Group size: These projects will typically be done alone. However, pairs of people are also possible if you think that there would be useful synergy (ask first!) and if there will a total of 6-8 papers covered.

USEFUL DATA SETS/TOOLS

1. AOL query log About 20M web queries from about 650k users over three months. Includes both queries and clicked URLs, but no ad clicks.

2. Ads for search terms Sadly, there is no open data set of ads for search terms. However, using a typical "scraping" approach, which might break the terms of service and should only be used for instructional purposes if at all, one can get a reasonable data set within, say, a day. If you want to follow this approach keep the following in mind: - Fake a user-agent: all tools such as "wget" have options for this.
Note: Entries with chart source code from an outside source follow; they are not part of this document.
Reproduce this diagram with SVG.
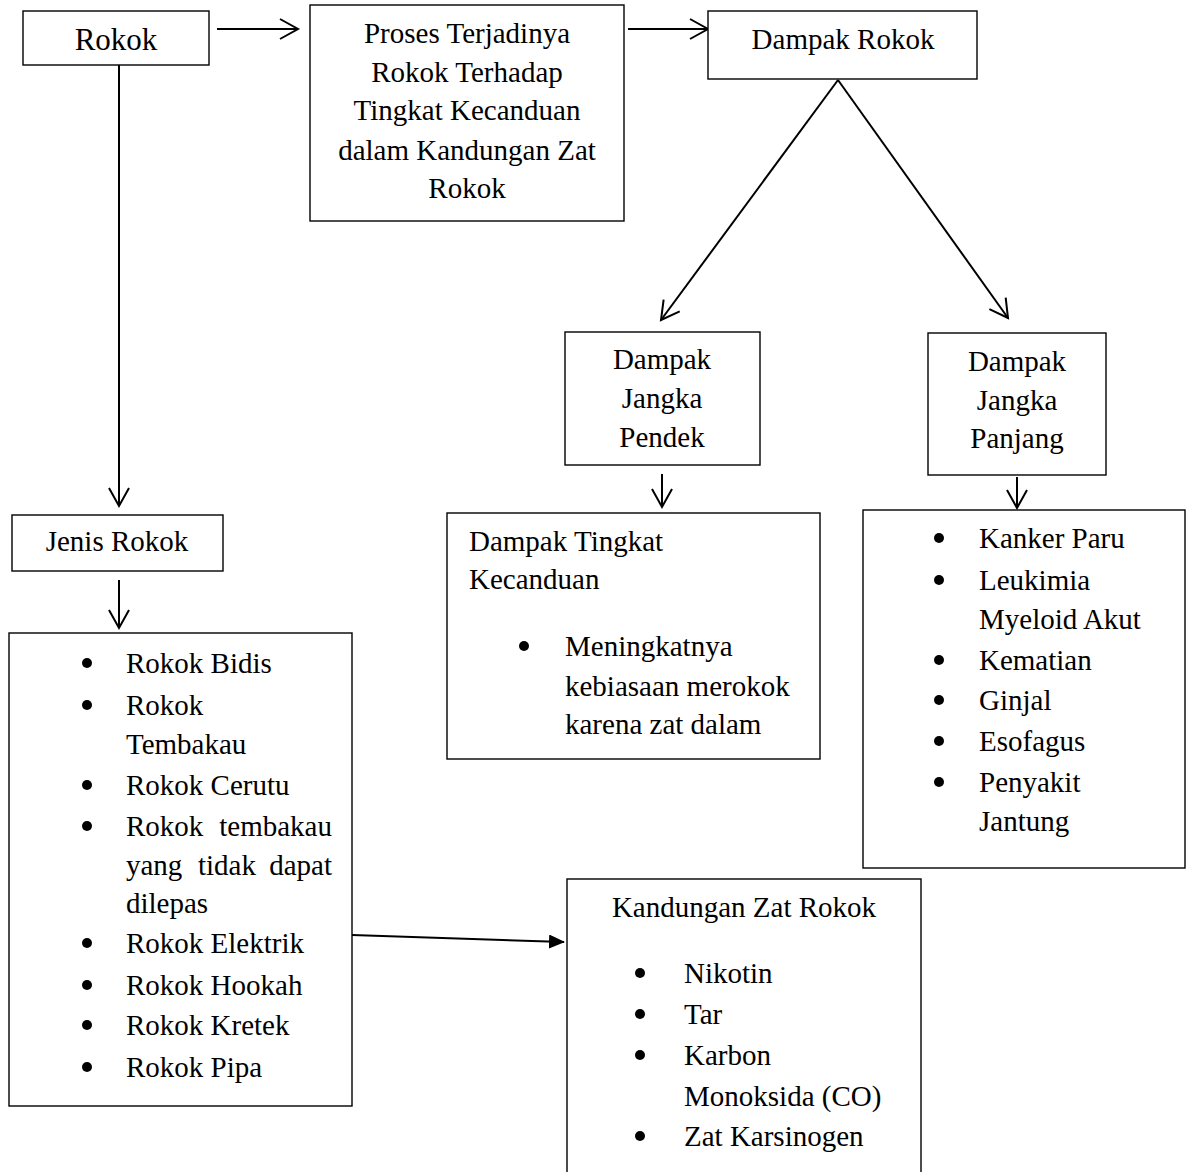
<svg xmlns="http://www.w3.org/2000/svg" width="1189" height="1172" viewBox="0 0 1189 1172">
<style>
.box{fill:#fff;stroke:#000;stroke-width:1.4}
text{font-family:"Liberation Serif","Times New Roman",serif;font-size:29px;fill:#000}
.c{text-anchor:middle}
.b circle{fill:#000}
.conn line{stroke:#000;stroke-width:2}
</style>
<defs>
<marker id="chev" markerUnits="userSpaceOnUse" markerWidth="22" markerHeight="24" refX="19" refY="11" orient="auto" viewBox="0 0 22 24">
<path d="M1,1 L19,11 L1,21" fill="none" stroke="#000" stroke-width="2"/>
</marker>
<marker id="tri" markerUnits="userSpaceOnUse" markerWidth="16" markerHeight="14" refX="15" refY="7" orient="auto" viewBox="0 0 16 14">
<path d="M0,0 L16,7 L0,14 Z" fill="#000"/>
</marker>
</defs>
<rect width="1189" height="1172" fill="#fff"/>
<g id="connectors" class="conn">
<line x1="217" y1="29" x2="298" y2="29" marker-end="url(#chev)"/>
<line x1="628" y1="29" x2="708" y2="29" marker-end="url(#chev)"/>
<line x1="838" y1="80" x2="661" y2="320" marker-end="url(#chev)"/>
<line x1="838" y1="80" x2="1008" y2="318" marker-end="url(#chev)"/>
<line x1="119" y1="65" x2="119" y2="506" marker-end="url(#chev)"/>
<line x1="119" y1="580" x2="119" y2="628" marker-end="url(#chev)"/>
<line x1="662" y1="474" x2="662" y2="507" marker-end="url(#chev)"/>
<line x1="1017" y1="477" x2="1017" y2="508" marker-end="url(#chev)"/>
<line x1="352" y1="935" x2="564" y2="942" marker-end="url(#tri)"/>
</g>
<g id="rokok">
<rect class="box" x="23" y="11" width="186" height="54"/>
<text class="c" x="116" y="50" style="font-size:31px">Rokok</text>
</g>
<g id="proses">
<rect class="box" x="310" y="5" width="314" height="216"/>
<text class="c" x="467" y="43">Proses Terjadinya</text>
<text class="c" x="467" y="82">Rokok Terhadap</text>
<text class="c" x="467" y="120">Tingkat Kecanduan</text>
<text class="c" x="467" y="160">dalam Kandungan Zat</text>
<text class="c" x="467" y="198">Rokok</text>
</g>
<g id="dampak-rokok">
<rect class="box" x="708" y="11" width="269" height="68"/>
<text class="c" x="843" y="49">Dampak Rokok</text>
</g>
<g id="jangka-pendek">
<rect class="box" x="565" y="332" width="195" height="133"/>
<text class="c" x="662" y="369">Dampak</text>
<text class="c" x="662" y="408">Jangka</text>
<text class="c" x="662" y="447">Pendek</text>
</g>
<g id="jangka-panjang">
<rect class="box" x="928" y="333" width="178" height="142"/>
<text class="c" x="1017" y="371">Dampak</text>
<text class="c" x="1017" y="410">Jangka</text>
<text class="c" x="1017" y="448">Panjang</text>
</g>
<g id="dampak-kecanduan">
<rect class="box" x="447" y="513" width="373" height="246"/>
<text x="469" y="551">Dampak Tingkat</text>
<text x="469" y="589">Kecanduan</text>
<g class="b"><circle cx="524" cy="646" r="5"/></g>
<text x="565" y="656">Meningkatnya</text>
<text x="565" y="696">kebiasaan merokok</text>
<text x="565" y="734">karena zat dalam</text>
</g>
<g id="panjang-list">
<rect class="box" x="863" y="510" width="322" height="358"/>
<g class="b">
<circle cx="939" cy="538" r="5"/>
<circle cx="939" cy="580" r="5"/>
<circle cx="939" cy="660" r="5"/>
<circle cx="939" cy="700" r="5"/>
<circle cx="939" cy="741" r="5"/>
<circle cx="939" cy="782" r="5"/>
</g>
<text x="979" y="548">Kanker Paru</text>
<text x="979" y="590">Leukimia</text>
<text x="979" y="629">Myeloid Akut</text>
<text x="979" y="670">Kematian</text>
<text x="979" y="710">Ginjal</text>
<text x="979" y="751">Esofagus</text>
<text x="979" y="792">Penyakit</text>
<text x="979" y="831">Jantung</text>
</g>
<g id="jenis-rokok">
<rect class="box" x="12" y="515" width="211" height="56"/>
<text class="c" x="117" y="551">Jenis Rokok</text>
</g>
<g id="jenis-list">
<rect class="box" x="9" y="633" width="343" height="473"/>
<g class="b">
<circle cx="87" cy="663" r="5"/>
<circle cx="87" cy="705" r="5"/>
<circle cx="87" cy="785" r="5"/>
<circle cx="87" cy="826" r="5"/>
<circle cx="87" cy="943" r="5"/>
<circle cx="87" cy="985" r="5"/>
<circle cx="87" cy="1025" r="5"/>
<circle cx="87" cy="1067" r="5"/>
</g>
<text x="126" y="673">Rokok Bidis</text>
<text x="126" y="715">Rokok</text>
<text x="126" y="754">Tembakau</text>
<text x="126" y="795">Rokok Cerutu</text>
<text x="126" y="836">Rokok</text>
<text x="332" y="836" text-anchor="end">tembakau</text>
<text x="126" y="875">yang</text>
<text x="227" y="875" class="c">tidak</text>
<text x="332" y="875" text-anchor="end">dapat</text>
<text x="126" y="913">dilepas</text>
<text x="126" y="953">Rokok Elektrik</text>
<text x="126" y="995">Rokok Hookah</text>
<text x="126" y="1035">Rokok Kretek</text>
<text x="126" y="1077">Rokok Pipa</text>
</g>
<g id="kandungan">
<rect class="box" x="567" y="879" width="354" height="310"/>
<text class="c" x="744" y="917">Kandungan Zat Rokok</text>
<g class="b">
<circle cx="640" cy="973" r="5"/>
<circle cx="640" cy="1014" r="5"/>
<circle cx="640" cy="1055" r="5"/>
<circle cx="640" cy="1136" r="5"/>
</g>
<text x="684" y="983">Nikotin</text>
<text x="684" y="1024">Tar</text>
<text x="684" y="1065">Karbon</text>
<text x="684" y="1106">Monoksida (CO)</text>
<text x="684" y="1146">Zat Karsinogen</text>
</g>
</svg>
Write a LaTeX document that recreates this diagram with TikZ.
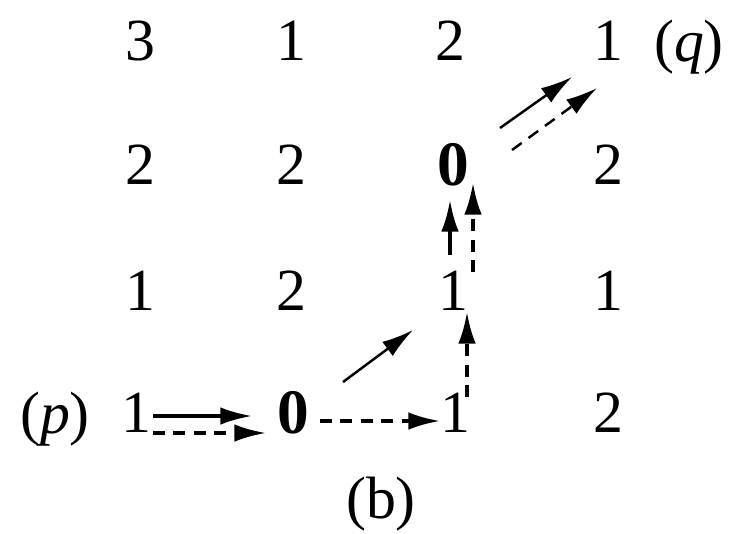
\documentclass[tikz,border=0pt]{standalone}
\usepackage{fontspec}
\setmainfont{Liberation Serif}
\usetikzlibrary{calc, arrows.meta}

\begin{document}
\begin{tikzpicture}[x=0.01cm, y=-0.01cm,
        every node/.style={inner sep=0pt, font=\fontsize{17}{20}\selectfont},
        hot/.style={font=\fontsize{18}{20}\selectfont\bfseries},
        walk/.style={-{Latex[length=9pt, width=5pt]}, line width=1pt},
        scan/.style={walk, dash pattern=on 3.4pt off 2.4pt}]
        \useasboundingbox (0,0) rectangle (740,533);

        % grid of values
        \node (a1) at (140,41) {3};
        \node (a2) at (291,41) {1};
        \node (a3) at (450,41) {2};
        \node (a4) at (608,41) {1};
        \node (b1) at (140,165) {2};
        \node (b2) at (291,165) {2};
        \node[hot] (b3) at (453,165) {0};
        \node (b4) at (608,165) {2};
        \node (c1) at (140,291) {1};
        \node (c2) at (291,291) {2};
        \node (c3) at (453,291) {1};
        \node (c4) at (608,291) {1};
        \node (d1) at (136,413) {1};
        \node[hot] (d2) at (293,413) {0};
        \node (d3) at (455,413) {1};
        \node (d4) at (608,413) {2};

        \node[anchor=base] (plab) at (55,433) {(\textit{p})};
        \node[anchor=base] (qlab) at (689,61) {(\textit{q})};
        \node (cap) at (381,504) {(b)};

        \draw[walk] ($(d1)+(17,3)$) -- ($(d2)+(-41,3)$);
        \draw[scan] ($(d1)+(17,20)$) -- ($(d2)+(-27,20)$);
        \draw[scan] ($(d2)+(27,8)$) -- ($(d3)+(-15,8)$);
        \draw[walk, line width=0.7pt] ($(d2)+(50,-31)$) -- ($(c3)+(-40,39)$);
        \draw[scan] ($(d3)+(12,-16)$) -- ($(c3)+(14,21)$);
        \draw[walk] ($(c3)+(-3,-36)$) -- ($(b3)+(-3,35)$);
        \draw[scan] ($(c3)+(20,-19)$) -- ($(b3)+(20,18)$);
        \draw[walk, line width=0.7pt] ($(b3)+(47,-37)$) -- ($(a4)+(-36,36)$);
        \draw[scan, line width=0.7pt] ($(b3)+(59,-15)$) -- ($(a4)+(-11,47)$);
      \end{tikzpicture}
\end{document}
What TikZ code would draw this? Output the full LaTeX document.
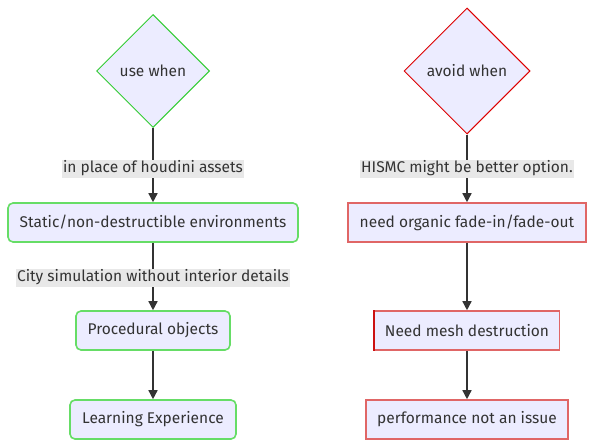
\documentclass[tikz,border=0pt]{standalone}
\usepackage{fontspec}
\setmainfont{Fira Sans}
\usetikzlibrary{shapes.geometric,arrows.meta}
\definecolor{nodefill}{HTML}{ECECFF}
\definecolor{txt}{HTML}{333333}
\definecolor{greenD}{HTML}{33CC33}
\definecolor{greenB}{HTML}{66DD66}
\definecolor{redD}{HTML}{DD0000}
\definecolor{redB}{HTML}{E06666}
\definecolor{redM}{HTML}{CC1111}
\definecolor{lblbg}{HTML}{E8E8E8}
\definecolor{edge}{HTML}{333333}
\tikzset{
  every node/.style={font=\fontsize{15.5}{18}\selectfont, text=txt},
  dia/.style={diamond, aspect=1, fill=nodefill, line width=1pt, inner sep=0pt},
  gbox/.style={rectangle, rounded corners=5pt, fill=nodefill, draw=greenB, line width=1.6pt, minimum height=39pt, inner sep=0pt},
  rbox/.style={rectangle, fill=nodefill, draw=redB, line width=1.6pt, minimum height=39pt, inner sep=0pt},
  lbl/.style={fill=lblbg, inner sep=1pt, minimum height=18pt},
  conn/.style={draw=edge, line width=1.5pt, -{Triangle[length=9pt,width=9pt]}},
}
\begin{document}
\begin{tikzpicture}[x=1pt,y=-1pt]
\useasboundingbox (0,0) rectangle (594,447);
\fill[white] (0,0) rectangle (594,447);
% left column
\node[dia, draw=greenD, minimum width=113pt, minimum height=113pt] (use) at (153,71) {use when};
\node[gbox, minimum width=290pt] (static) at (153,222.5) {Static/non-destructible environments};
\node[gbox, minimum width=154pt] (proc) at (153,330.5) {Procedural objects};
\node[gbox, minimum width=166pt] (learn) at (153,419.5) {Learning Experience};
% right column
\node[dia, draw=redD, minimum width=126pt, minimum height=126pt] (avoid) at (467,71) {avoid when};
\node[rbox, minimum width=238pt] (fade) at (467,222.5) {need organic fade-in/fade-out};
\node[rbox, minimum width=185pt] (mesh) at (467,330.5) {Need mesh destruction};
\draw[redM, line width=1.6pt] (mesh.north west) -- (mesh.south west);
\node[rbox, minimum width=202pt] (perf) at (467,419.5) {performance not an issue};
% connectors
\draw[conn] (use) -- (static);
\node[lbl] (l1) at (153,168.5) {in place of houdini assets};
\draw[conn] (static) -- (proc);
\node[lbl] (l2) at (153,277.5) {City simulation without interior details};
\draw[conn] (proc) -- (learn);
\draw[conn] (avoid) -- (fade);
\node[lbl] (l3) at (467,168.5) {HISMC might be better option.};
\draw[conn] (fade) -- (mesh);
\draw[conn] (mesh) -- (perf);
\end{tikzpicture}
\end{document}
Throttle the rate and use random waiting intervals: avoid issuing more than 5-7 queries per minute and regularly check the progress.
Use different IPs: If you have access to open proxy servers, great. Note that the ad served will often depend on the geo-location of your IP address.
Email Ingmar if you want Perl source code (essentially just regular expressions) that extracts the ads from a search result page. He can also provide you with a (trivial) wget command to get such a search result page.

3. Yahoo! Webscope data Real data for advertisers' bids on keywords but the keywords (and advertiser ids) are anonymized. Still potentially useful to study the stability of the ads (c.f. truthfulness) and the strategic behavior of competitors.

4. The Open Directory Project data Millions of URLs and snippets classified by topic.

5. Yahoo! Web Search (http://search.yahoo.com/ http://www.ysearchblog.com/category/site-explorer/ http://help.yahoo.com/l/us/yahoo/search/basics/basics-08.html) You can use "linkdomain:" to get inlinks for a URL (to find related pages). Note: this service will be discontinued soon.

6. Wikipedia Complete wikipedia - or use only the hierarchy to find related terms/topics.

7. Wordnet Another standard tool. Gives you e.g. synonyms and other related terms.

REMINDER

All projects should be entered here *before* you start the actual work.